In a letter on Tuesday, Minister of Education, Youth and Sport Chuon Naron attributed the success of this year’s Grade 12 National Examination to the dedication of students, teachers and parents.
“There are no words like ‘easy’ or ‘difficult’ to be found on examination papers. They are designed to measure students’ capacities using the Bloom Taxonomy method.
“Professors and senior education officials were consulted on its composition with utmost care to draw on lessons from the curriculum issued by the ministry.
“The aim of the examination was not to decide the fate of candidates. Instead, it was carefully crafted to measure their capacity and encourage them to work hard and be successful.
“The strong results were the consequence of participation, support and assistance from all stakeholders. Each party had a role in making the examination process go smoothly.
“The examination was organised fairly and transparently according to legal principles.
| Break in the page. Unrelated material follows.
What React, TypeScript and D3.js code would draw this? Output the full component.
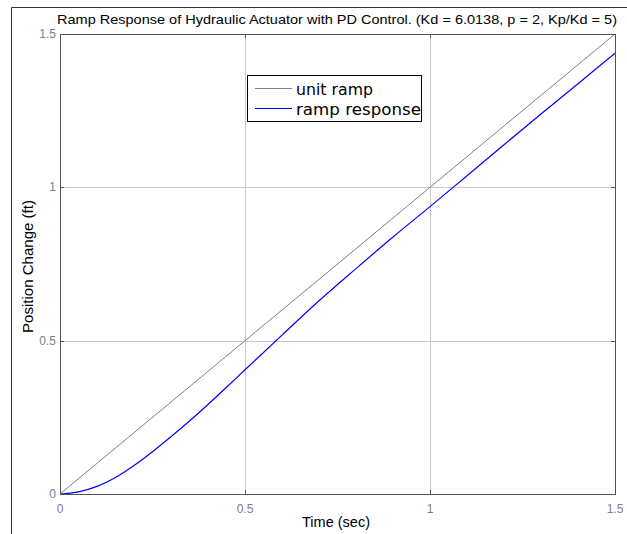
import React, { useEffect, useRef } from "react";
import * as d3 from "d3";

const title =
  "Ramp Response of Hydraulic Actuator with PD Control. (Kd = 6.0138, p = 2, Kp/Kd = 5)";
const xLabel = "Time (sec)";
const yLabel = "Position Change (ft)";

const xTicks = [0, 0.5, 1, 1.5];
const yTicks = [0, 0.5, 1, 1.5];

// unit ramp (input)
const rampT = [0, 1.5];
const rampY = [0, 1.5];

// ramp response
const respT = [0, 0.05, 0.1, 0.15, 0.2, 0.25, 0.3, 0.35, 0.4, 0.45, 0.5, 0.6, 0.7, 0.8, 0.9, 1.0, 1.1, 1.2, 1.3, 1.4, 1.5];
const respY = [0, 0.007, 0.025, 0.054, 0.093, 0.138, 0.187, 0.238, 0.292, 0.348, 0.405, 0.518, 0.63, 0.735, 0.838, 0.937, 1.038, 1.139, 1.239, 1.338, 1.437];

const legendNames = ["unit ramp", "ramp response"];
const legendColors = ["#808080", "#0000ff"];
const legendWidths = [77, 125];

const App = () => {
  const ref = useRef<SVGSVGElement>(null);

  useEffect(() => {
    const W = 627;
    const H = 534;
    const m = { left: 60, right: 615, top: 34, bottom: 494 };

    const svg = d3.select(ref.current);
    svg.selectAll("*").remove();

    const x = d3.scaleLinear().domain([0, 1.5]).range([m.left, m.right]);
    const y = d3.scaleLinear().domain([0, 1.5]).range([m.bottom, m.top]);

    svg.append("rect").attr("width", W).attr("height", H).attr("fill", "#fff");

    // figure frame (cropped)
    svg
      .append("path")
      .attr("d", `M11.5,${H} V7.5 H${W}`)
      .attr("fill", "none")
      .attr("stroke", "#333")
      .attr("stroke-width", 1);

    // grid
    const grid = svg.append("g").attr("stroke", "#c8c8c8").attr("stroke-width", 1);
    xTicks.slice(1, -1).forEach((t) => {
      grid
        .append("line")
        .attr("x1", Math.round(x(t)) + 0.5)
        .attr("x2", Math.round(x(t)) + 0.5)
        .attr("y1", m.top)
        .attr("y2", m.bottom);
    });
    yTicks.slice(1, -1).forEach((t) => {
      grid
        .append("line")
        .attr("y1", Math.round(y(t)) + 0.5)
        .attr("y2", Math.round(y(t)) + 0.5)
        .attr("x1", m.left)
        .attr("x2", m.right);
    });

    // lines
    const line = d3
      .line<[number, number]>()
      .x((d) => x(d[0]))
      .y((d) => y(d[1]));

    svg
      .append("path")
      .datum(rampT.map((t, i) => [t, rampY[i]] as [number, number]))
      .attr("d", line)
      .attr("fill", "none")
      .attr("stroke", legendColors[0])
      .attr("stroke-width", 1);

    svg
      .append("path")
      .datum(respT.map((t, i) => [t, respY[i]] as [number, number]))
      .attr("d", line.curve(d3.curveMonotoneX))
      .attr("fill", "none")
      .attr("stroke", legendColors[1])
      .attr("stroke-width", 1.2);

    // axes box
    svg
      .append("rect")
      .attr("x", m.left + 0.5)
      .attr("y", m.top + 0.5)
      .attr("width", m.right - m.left)
      .attr("height", m.bottom - m.top)
      .attr("fill", "none")
      .attr("stroke", "#555")
      .attr("stroke-width", 1);

    // inside ticks
    const ticks = svg.append("g").attr("stroke", "#555").attr("stroke-width", 1);
    xTicks.forEach((t) => {
      const px = Math.round(x(t)) + 0.5;
      ticks.append("line").attr("x1", px).attr("x2", px).attr("y1", m.bottom).attr("y2", m.bottom - 4);
      ticks.append("line").attr("x1", px).attr("x2", px).attr("y1", m.top).attr("y2", m.top + 4);
    });
    yTicks.forEach((t) => {
      const py = Math.round(y(t)) + 0.5;
      ticks.append("line").attr("x1", m.left).attr("x2", m.left + 4).attr("y1", py).attr("y2", py);
      ticks.append("line").attr("x1", m.right).attr("x2", m.right - 4).attr("y1", py).attr("y2", py);
    });

    const font = "Liberation Sans, Arial, sans-serif";

    // tick labels
    svg
      .append("g")
      .selectAll("text")
      .data(xTicks)
      .join("text")
      .attr("x", (d) => x(d))
      .attr("y", m.bottom + 19)
      .attr("text-anchor", "middle")
      .attr("font-family", font)
      .attr("font-size", 12)
      .attr("fill", "#808080")
      .text((d) => String(d));

    svg
      .append("g")
      .selectAll("text")
      .data(yTicks)
      .join("text")
      .attr("x", m.left - 4)
      .attr("y", (d) => y(d) + 4)
      .attr("text-anchor", "end")
      .attr("font-family", font)
      .attr("font-size", 12)
      .attr("fill", "#808080")
      .text((d) => String(d));

    // title & labels
    svg
      .append("text")
      .attr("x", 57)
      .attr("y", 24)
      .attr("font-family", font)
      .attr("font-size", 13.5)
      .attr("textLength", 560)
      .attr("lengthAdjust", "spacingAndGlyphs")
      .attr("fill", "#000")
      .text(title);

    svg
      .append("text")
      .attr("x", 302)
      .attr("y", 527)
      .attr("font-family", font)
      .attr("font-size", 14)
      .attr("textLength", 68)
      .attr("lengthAdjust", "spacingAndGlyphs")
      .attr("fill", "#000")
      .text(xLabel);

    svg
      .append("text")
      .attr("transform", `translate(33,333) rotate(-90)`)
      .attr("font-family", font)
      .attr("font-size", 14)
      .attr("textLength", 133)
      .attr("lengthAdjust", "spacingAndGlyphs")
      .attr("fill", "#000")
      .text(yLabel);

    // legend
    const lg = svg.append("g");
    lg.append("rect")
      .attr("x", 247.5)
      .attr("y", 75.5)
      .attr("width", 174)
      .attr("height", 46)
      .attr("fill", "#fff")
      .attr("stroke", "#000")
      .attr("stroke-width", 1);
    legendNames.forEach((name, i) => {
      const ly = 88.5 + i * 20;
      lg.append("line")
        .attr("x1", 255)
        .attr("x2", 292)
        .attr("y1", ly)
        .attr("y2", ly)
        .attr("stroke", legendColors[i])
        .attr("stroke-width", 1);
      lg.append("text")
        .attr("x", 296)
        .attr("y", ly + 6)
        .attr("font-family", "DejaVu Sans, Verdana, sans-serif")
        .attr("font-size", 15.5)
        .attr("textLength", legendWidths[i])
        .attr("lengthAdjust", "spacingAndGlyphs")
        .attr("fill", "#000")
        .text(name);
    });
  }, []);

  return (
    <svg
      ref={ref}
      width={627}
      height={534}
      style={{ display: "block", position: "absolute", left: 0, top: 0 }}
    />
  );
};

export default App;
The result was acceptable . . . and in line with the ministry’s motto: ‘You are knowledgeable, you pass’,” Naron said in the letter.
The nationwide results for the examinations were announced on Tuesday – 79,052 of 117,043 candidates or 68.62 per cent of students passed – an increase of 1.55 per cent compared to last year.
The ministry reported that 443 candidates were awarded As, 141 of whom sat for the examinations in Phnom Penh.
The minister noted in his letter that the system for tallying scores had been upgraded to a digital SQL Server after thousands of students complained that they received lower marks last year.
Ministry of Education, Youth and Sport spokesman Ros Soveacha told The Post that the ministry aimed to prioritise education in sciences and technology to coordinate with the government’s Rectangular Strategy Phase IV.
“The ministry is working to conduct systematic reforms over the next five years to address the educational needs of people from all ages and levels to help connect them with the job market,” he said.
Cambodian Independent Teachers’ Association president Ouk Chhayavy told The Post that she believed the quality of Cambodian education had improved considerably.
“But we must ask that if all youths pass the examinations when they enter the workforce how capable will they be? How many students are gifted with the skill of learning since childhood?
“Success depends on youths receiving knowledge and then putting it into practice. It’s knowledge that restored the nation and allowed us to gain genuine democracy,” Chhayavy said.